Only the lines from the start of the data to the line containing "import * as", both included, should be output, exactly and without pictures.

▸ Dataset section:
** start **
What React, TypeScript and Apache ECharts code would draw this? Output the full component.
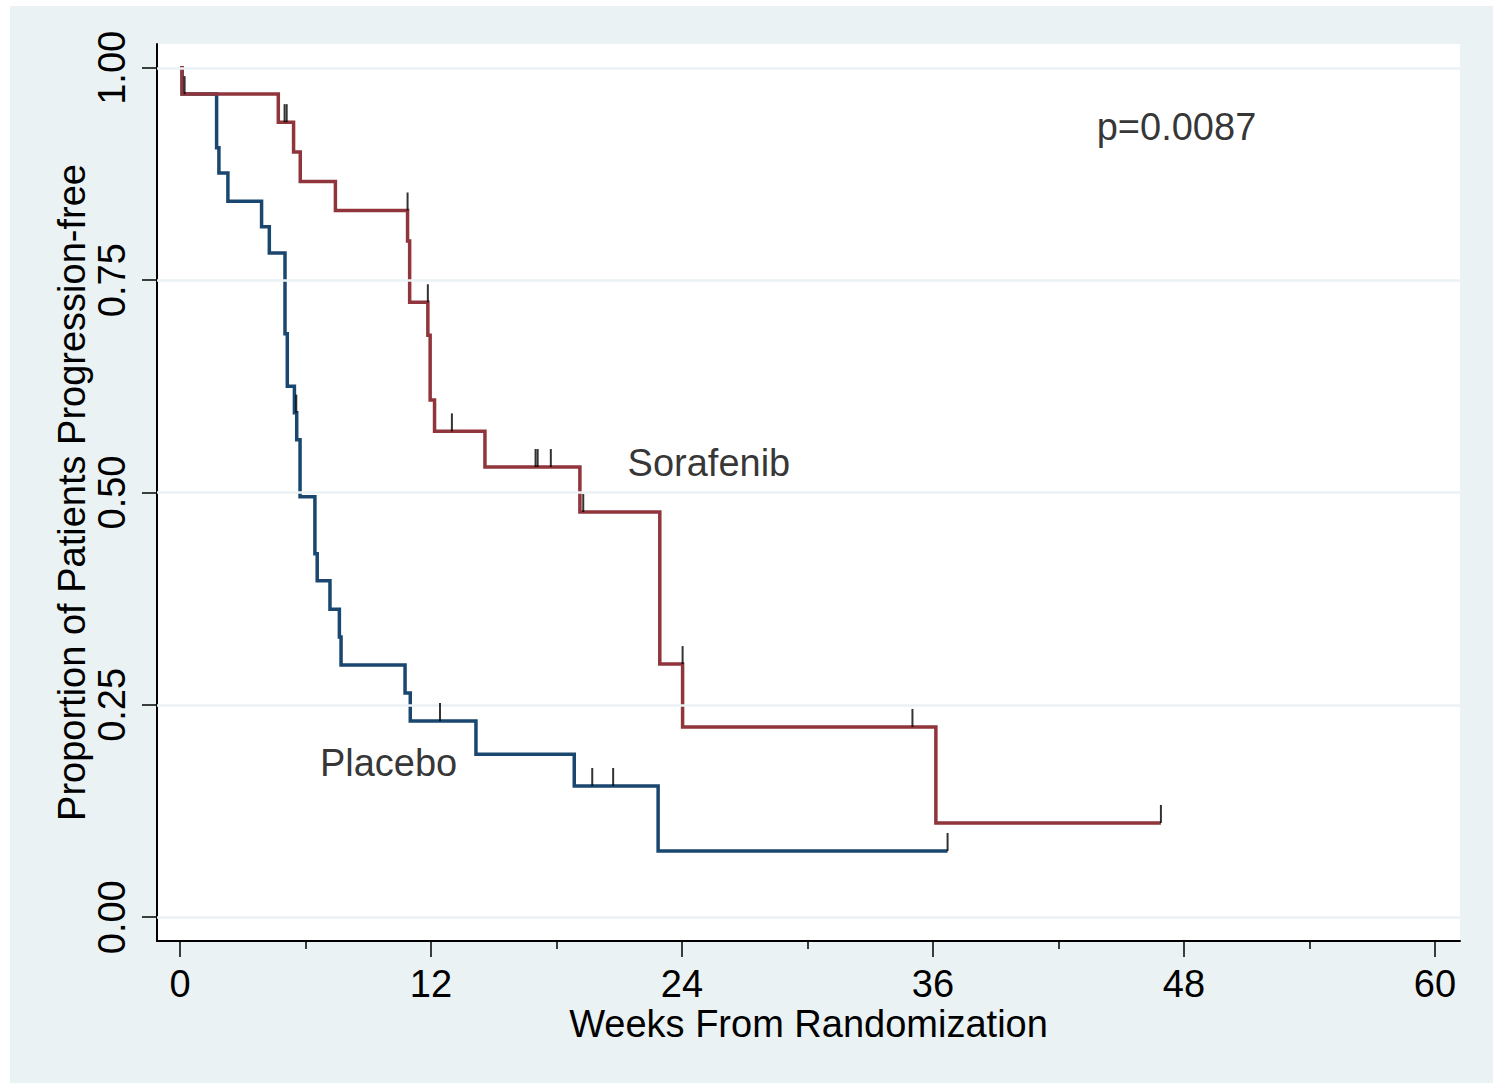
import React, { useEffect, useRef } from "react";
import * as echarts from "echarts";

// Kaplan-Meier step points: [weeks, proportion]
const sorafenibSteps: [number, number][] = [
  [0, 1.0], [0.1, 0.969], [4.7, 0.936], [5.43, 0.901], [5.75, 0.866], [7.43, 0.832],
  [10.88, 0.796], [10.98, 0.724], [11.85, 0.685], [11.96, 0.609], [12.17, 0.572],
  [14.58, 0.53], [19.12, 0.477], [22.94, 0.298], [24.03, 0.224], [36.14, 0.111], [46.9, 0.111],
];
const placeboSteps: [number, number][] = [
  [0, 1.0], [0.1, 0.969], [1.75, 0.906], [1.86, 0.876], [2.29, 0.843], [3.9, 0.813],
  [4.27, 0.782], [5.02, 0.687], [5.13, 0.625], [5.47, 0.594], [5.58, 0.562], [5.74, 0.495],
  [6.45, 0.428], [6.56, 0.396], [7.17, 0.3625], [7.62, 0.33], [7.7, 0.297], [10.76, 0.264],
  [11.01, 0.231], [14.15, 0.192], [18.85, 0.1545], [22.86, 0.078], [36.7, 0.078],
];
// Censoring marks
const sorafenibCensored: [number, number][] = [
  [0.22, 0.969], [5.0, 0.936], [5.1, 0.936], [10.88, 0.832], [11.85, 0.724], [13.0, 0.572],
  [17.0, 0.53], [17.1, 0.53], [17.73, 0.53], [19.28, 0.477], [24.03, 0.298], [35.02, 0.224],
  [46.9, 0.111],
];
const placeboCensored: [number, number][] = [
  [5.56, 0.594], [12.43, 0.231], [19.71, 0.1545], [20.71, 0.1545], [36.7, 0.078],
];

const xTicks = [0, 12, 24, 36, 48, 60];
const xMinorTicks = [6, 18, 30, 42, 54];
const yTicks = [0, 0.25, 0.5, 0.75, 1.0];

const annotationTexts = ["Sorafenib", "Placebo", "p=0.0087"];
const annotationX = [21.4, 6.69, 43.83];
const annotationY = [0.535, 0.181, 0.93];

const FONT = "'Liberation Sans', Arial, Helvetica, sans-serif";
const FS = 38;
const NAVY = "#1a476f";
const MAROON = "#90353b";
const BG = "#eaf2f3";

export default function App() {
  const ref = useRef<HTMLDivElement>(null);
  useEffect(() => {
    if (!ref.current) return;
    const chart = echarts.init(ref.current, undefined, { renderer: "svg" });
    const censorSeries = (name: string, data: [number, number][]) => ({
      name,
      type: "scatter",
      data,
      symbol: "rect",
      symbolSize: [2, 18],
      symbolOffset: [0, -9],
      itemStyle: { color: "#000" },
      silent: true,
      z: 5,
    });
    chart.setOption({
      animation: false,
      backgroundColor: "#ffffff",
      textStyle: { fontFamily: FONT },
      graphic: [
        {
          type: "rect",
          shape: { x: 10, y: 6, width: 1483, height: 1077 },
          style: { fill: BG },
          z: -10,
          silent: true,
        },
      ],
      grid: {
        left: 157,
        top: 44,
        right: 33,
        bottom: 142,
        show: true,
        backgroundColor: "#ffffff",
        borderWidth: 0,
        containLabel: false,
      },
      xAxis: [
        {
          type: "value",
          min: -1.1,
          max: 61.2,
          name: "Weeks From Randomization",
          nameLocation: "middle",
          nameGap: 66,
          nameMoveOverlap: false,
          nameTextStyle: { fontSize: FS, lineHeight: 34, color: "#000", fontFamily: FONT },
          axisLine: { show: true, onZero: false, lineStyle: { color: "#000", width: 2 } },
          axisTick: { show: true, customValues: xTicks, length: 16, lineStyle: { color: "#000", width: 1.5 } },
          axisLabel: {
            customValues: xTicks,
            fontSize: FS,
            lineHeight: 34,
            color: "#000",
            margin: 26,
            fontFamily: FONT,
          },
          splitLine: { show: false },
        },
        {
          type: "value",
          min: -1.1,
          max: 61.2,
          position: "bottom",
          offset: 0,
          axisLine: { show: false, onZero: false },
          axisTick: { show: true, inside: false, customValues: xMinorTicks, length: 8, lineStyle: { color: "#000", width: 1.5 } },
          axisLabel: { show: false },
          splitLine: { show: false },
        },
      ],
      yAxis: {
        type: "value",
        min: -0.028,
        max: 1.028,
        name: "Proportion of Patients Progression-free",
        nameLocation: "middle",
        nameGap: 66,
        nameMoveOverlap: false,
        nameTextStyle: { fontSize: FS, color: "#000", fontFamily: FONT },
        axisLine: { show: true, onZero: false, lineStyle: { color: "#000", width: 2 } },
        axisTick: { show: true, customValues: yTicks, length: 15, lineStyle: { color: "#000", width: 1.5 } },
        axisLabel: {
          customValues: yTicks,
          rotate: 90,
          fontSize: FS,
          color: "#000",
          margin: 26,
          fontFamily: FONT,
          formatter: (v: number) => v.toFixed(2),
        },
        splitLine: { show: false },
      },
      series: [
        {
          name: "gridlines",
          type: "line",
          data: [],
          silent: true,
          markLine: {
            silent: true,
            symbol: "none",
            label: { show: false },
            lineStyle: { color: BG, width: 2.5, type: "solid" },
            data: yTicks.map((v) => ({ yAxis: v })),
          },
          z: 1,
        },
        {
          name: "Placebo",
          type: "line",
          step: "end",
          data: placeboSteps,
          showSymbol: false,
          symbol: "none",
          lineStyle: { color: NAVY, width: 3.5, join: "miter", cap: "butt" },
          z: 3,
        },
        {
          name: "Sorafenib",
          type: "line",
          step: "end",
          data: sorafenibSteps,
          showSymbol: false,
          symbol: "none",
          lineStyle: { color: MAROON, width: 3.5, join: "miter", cap: "butt" },
          z: 4,
        },
        censorSeries("Placebo censored", placeboCensored),
        censorSeries("Sorafenib censored", sorafenibCensored),
        {
          name: "annotations",
          type: "scatter",
          symbolSize: 0,
          silent: true,
          data: annotationTexts.map((t, i) => ({ value: [annotationX[i], annotationY[i]], name: t })),
          label: {
            show: true,
            position: "right",
            distance: 0,
            formatter: (p: any) => p.name,
            fontSize: FS,
            color: "#000",
            fontFamily: FONT,
          },
          z: 6,
        },
      ],
    });
    return () => chart.dispose();
  }, []);
  return (
    <div
      ref={ref}
      style={{ position: "fixed", left: 0, top: 0, width: 1493, height: 1083 }}
    />
  );
}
** end **
▸ Written solution:
What React, TypeScript and Apache ECharts code would draw this? Output the full component.
import React, { useEffect, useRef } from "react";
import * as echarts from "echarts";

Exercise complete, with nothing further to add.